Mouth of Senegal River by Saint Louis16.0N 16.4W
The Senegal River is a 1790 km long river in West Africa that forms the border between Senegal (below) and Mauritania (above). It is formed by the confluence of the Semefé (Bakoy) and Bafing Rivers at Bafoulabé.
From Bafoulabé the river flows west and then north through the spectacular Talari Gorges near Galougo and over the Gouina Falls, then flows more gently past Kayes and through semi-arid land along the northern border of Senegal to the Atlantic.
Approaching its mouth, the Senegal passes through Biffeche and the island on which the city of Saint Louis is located, then turns south. Around Saint Louis, there are marshes – flood basins that form during the rainy season when the river overflows into the countryside, creating ponds and stretches of mangroves that attract birds like flamingos and pelicans.

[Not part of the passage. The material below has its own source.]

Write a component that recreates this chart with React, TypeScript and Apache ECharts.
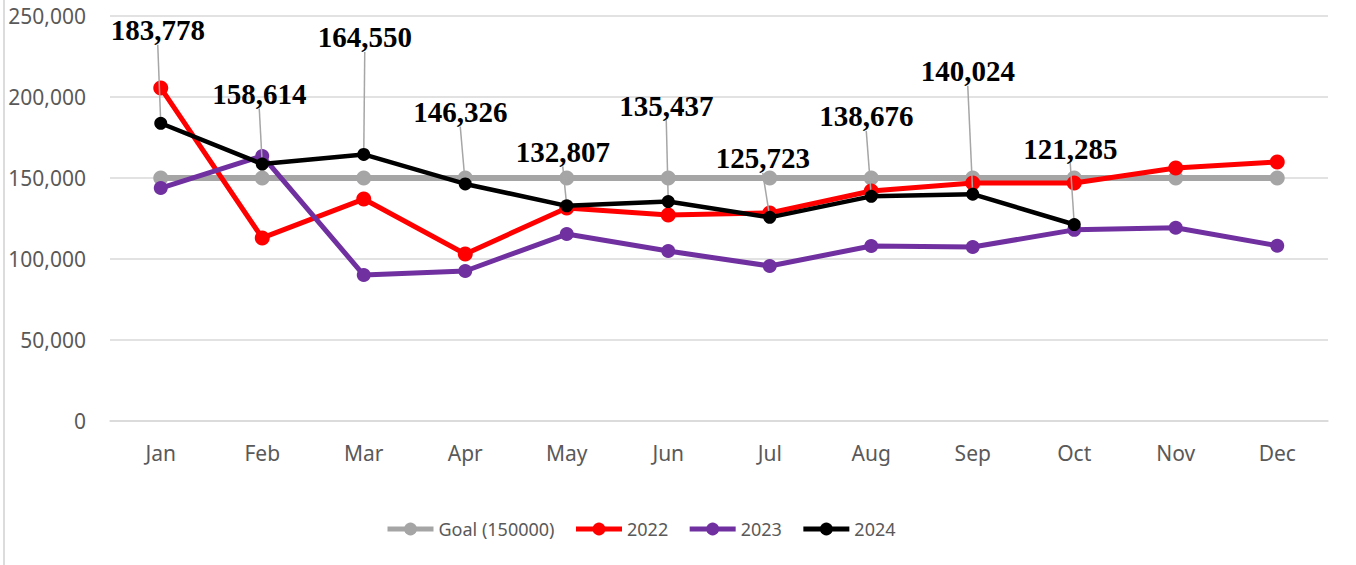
import React, { useEffect, useRef } from "react";
import * as echarts from "echarts";

const months = ["Jan", "Feb", "Mar", "Apr", "May", "Jun", "Jul", "Aug", "Sep", "Oct", "Nov", "Dec"];
const goal = [150000, 150000, 150000, 150000, 150000, 150000, 150000, 150000, 150000, 150000, 150000, 150000];
const y2022 = [205600, 113000, 137000, 103100, 131500, 127200, 128400, 142000, 146900, 146900, 156200, 159900];
const y2023 = [143800, 163600, 90100, 92600, 115400, 104900, 95700, 108000, 107400, 118000, 119300, 108200];
const y2024 = [183778, 158614, 164550, 146326, 132807, 135437, 125723, 138676, 140024, 121285];
const yTicks = { min: 0, max: 250000, interval: 50000 };

// label offsets (pixels, label centre relative to point centre) for 2024 data labels
const labelOffsets: [number, number][] = [
  [-3, -93], [-3, -70], [1, -117], [-5, -72], [-4, -54],
  [-2, -96], [-7, -59], [-5, -80], [-5, -123], [-4, -76],
];

export default function App() {
  const ref = useRef<HTMLDivElement>(null);
  useEffect(() => {
    if (!ref.current) return;
    const chart = echarts.init(ref.current, undefined, { renderer: "svg" });
    const axisFont = { fontFamily: "Noto Sans", fontSize: 21, color: "#595959" };
    const mk = (name: string, data: number[], color: string, width: number, size: number, z: number) => ({
      name,
      type: "line",
      data,
      z,
      symbol: "circle",
      symbolSize: size,
      itemStyle: { color },
      lineStyle: { color, width },
      emphasis: { disabled: true },
    });
    chart.setOption({
      animation: false,
      grid: { left: 110, right: 28, top: 16, bottom: 144 },
      legend: {
        left: 385,
        top: 518,
        padding: 0,
        itemWidth: 46,
        itemHeight: 16,
        itemGap: 19,
        lineStyle: { width: 5 },
        textStyle: { fontFamily: "Noto Sans", fontSize: 18, color: "#595959", lineHeight: 22 },
        data: ["Goal (150000)", "2022", "2023", "2024"],
      },
      xAxis: {
        type: "category",
        data: months,
        boundaryGap: true,
        axisLine: { lineStyle: { color: "#D9D9D9", width: 1.5 } },
        axisTick: { show: false },
        axisLabel: { ...axisFont, margin: 21 },
      },
      yAxis: {
        type: "value",
        min: yTicks.min,
        max: yTicks.max,
        interval: yTicks.interval,
        axisLine: { show: false },
        axisTick: { show: false },
        splitLine: { lineStyle: { color: "#D9D9D9", width: 1.5 } },
        axisLabel: {
          ...axisFont,
          margin: 24,
          formatter: (v: number) => v.toLocaleString("en-US"),
        },
      },
      graphic: [
        {
          type: "line",
          shape: { x1: 4, y1: 0, x2: 4, y2: 565 },
          style: { stroke: "#D0D0D0", lineWidth: 1.5 },
        },
      ],
      series: [
        mk("Goal (150000)", goal, "#A5A5A5", 6, 15, 2),
        mk("2022", y2022, "#FF0000", 5, 15, 3),
        mk("2023", y2023, "#7030A0", 5, 14, 4),
        {
          ...mk("2024", y2024, "#000000", 4.5, 13, 5),
          label: {
            show: true,
            position: "top",
            fontFamily: "Liberation Serif",
            fontWeight: "bold",
            fontSize: 29,
            color: "#000000",
            formatter: (p: any) => Number(p.value).toLocaleString("en-US"),
          },
          labelLine: { show: true, lineStyle: { color: "#A6A6A6", width: 1.5 } },
          labelLayout: (p: any) => {
            const o = labelOffsets[p.dataIndex] || [0, -40];
            const cx = p.rect.x + p.rect.width / 2;
            const cy = p.rect.y + p.rect.height / 2;
            return {
              x: cx + o[0] - p.labelRect.width / 2,
              y: cy + o[1] - p.labelRect.height / 2,
              align: "left",
              verticalAlign: "top",
            };
          },
        },
      ],
    });
    return () => chart.dispose();
  }, []);
  return <div ref={ref} style={{ width: 1356, height: 565, position: "absolute", left: 0, top: 0 }} />;
}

By the coast and Saint Louis, the Senegal River is separated from the Atlantic Ocean by a thin strip of sand called the Langue de Barbarie. The entire strip stretches 600km from Nouadhibou in Mauritania to Saint-Louis, of which a 25km section separates the Senegal River from the Atlantic Ocean. Its vegetation mainly consists of Filao trees, propagated to prevent soil erosion in sandy and salty soils.